土地に対する執着が社会問題化することがあります。人口が減ることによる空き家問題が勃発しています。過疎地問題は昔からあります。過疎地を維持するために、都会で働いている人からかなりの金銭を徴収しているのも事実です。
しかし、先祖伝来の土地に対する執着はあって当然です。大地が恵みを与えてくれるという思想もあります。血縁や「受恩と恩返し」の人間関係よりも、土地との関係を重視してきた日本の歴史もあります。日本という国土をどのように考えていくかに関して、新しい時代づくりが必要なように思えます。
合理的に考えるなら、「集中させると効率が高まる」に尽きますが、この問題がそんなに簡単でないことは言うまでもありません。

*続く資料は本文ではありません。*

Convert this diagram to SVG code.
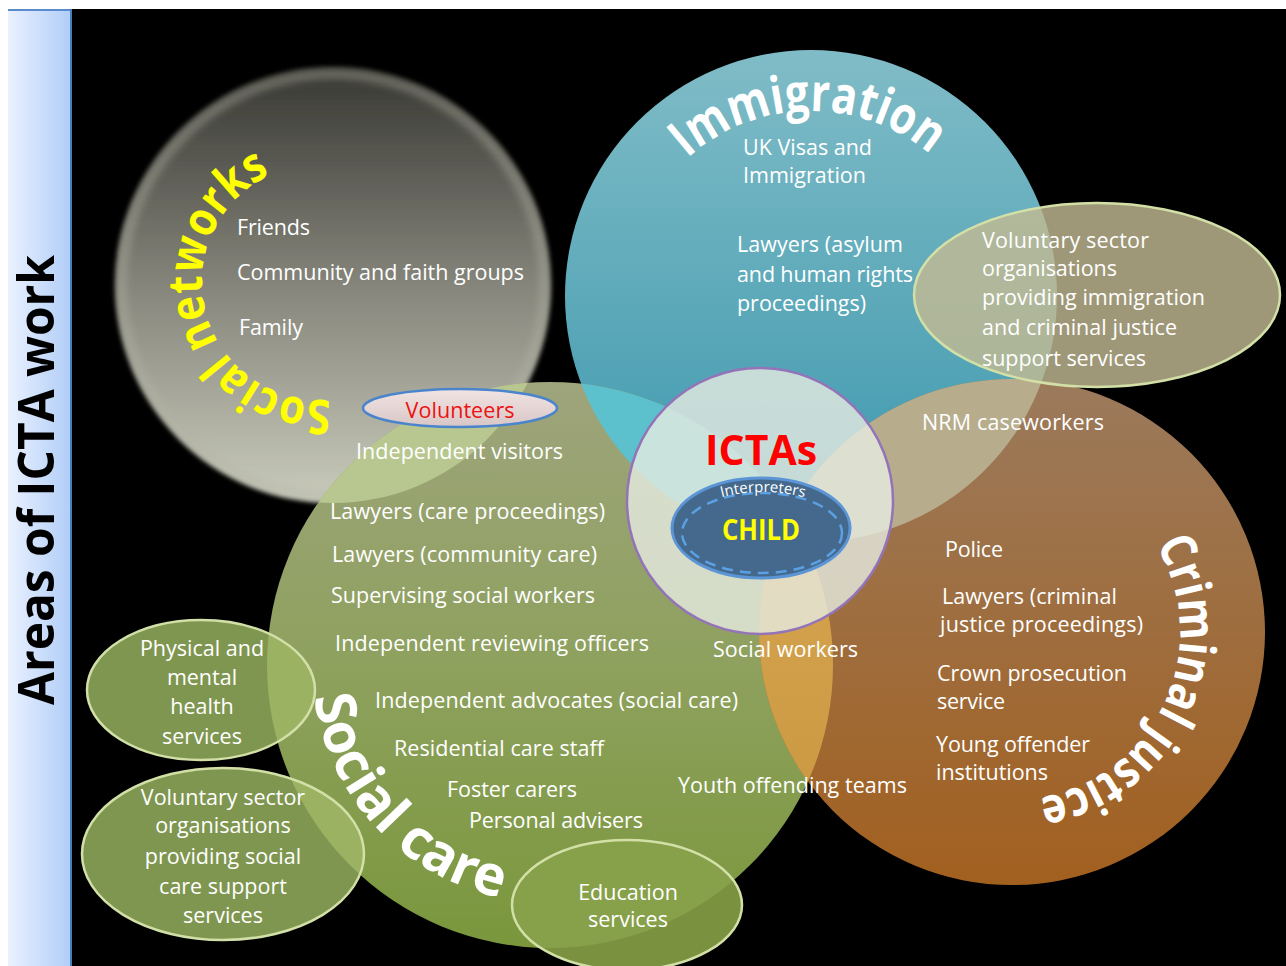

私は人間関係で悩んでいる人を見た時に、「死に別れない限り別れなし。お互いに生きているのに、悩む必要などない」という私の信条を、結論的なアドバイスとして送ることがありました。それと同様に、「どこに住んでいても、同じ日本。自由に移動できる。こだわる必要なし」というのを私の信条に加えるべきかどうか悩んでいます。